VA Must Fix the Claim Processing Process

The conclusion of this article is right on when he states:
"claims processors and the VA regional offices they work at should lose production credit when claims decisions are overturned on appeal. Penalizing poor work will force the VA to create effective training and drive claims processors to take training more seriously, resulting in a balanced mix of quantity and quality in claims processors’ work."

Full Article at: Fix the VA's claims process

By Paul J. Leaf

Thursday, January 7, 2010 at 12:04 a.m.

Veterans injured while on active duty receive disability benefits from the Department of Veterans Affairs. Unfortunately, significant deficiencies have hampered the VA’s system for processing disability benefits claims, as evidenced by the nearly 1 million claims pending before the VA, an average processing time of 162 days, a 60 percent overturn rate when claims decisions are appealed and a $4,000 range in states’ average disability pay awarded to similarly injured veterans."
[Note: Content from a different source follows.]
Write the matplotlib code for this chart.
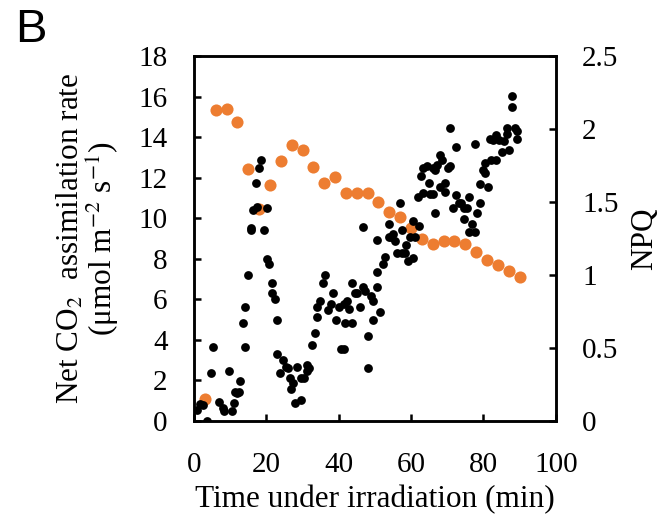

"Claims processors must resolve an average of at least 3.5 claims per day. (This is a floor that VA regional offices can – and do – raise.) The time needed to process each claim varies with the number of injuries alleged therein. Even so, claims processors receive only one credit for deciding a claim whether it contains a single easy injury or seven complex injuries. This drives claims processors to ignore difficult, multi-injury claims. Additionally, claims processors lose no credit when their decisions are overturned on appeal, guaranteeing that quality is insufficiently emphasized in their work."

"A recent study found that fully-trained claims processors cannot properly rate 3.5 claims each day. Yet, if the standard goes unmet, claims processors and their managers may be fired. This unattainable quota has thus infected the VA with a culture that views anything that even temporarily slows claims processors’ output – including training and accuracy of claims decisions – as impediments to production. Indeed, some claims processors decide claims without necessary medical information because they receive no production credit for gathering missing evidence. And some VA managers limit claims processors’ ability to order medical exams required to evaluate veterans’ injuries."


"Finally, claims processors and the VA regional offices they work at should lose production credit when claims decisions are overturned on appeal. Penalizing poor work will force the VA to create effective training and drive claims processors to take training more seriously, resulting in a balanced mix of quantity and quality in claims processors’ work."

Leaf, an attorney at Kirkland & Ellis LLP in Los Angeles, does pro bono work in the area of veterans’ disability benefits claims.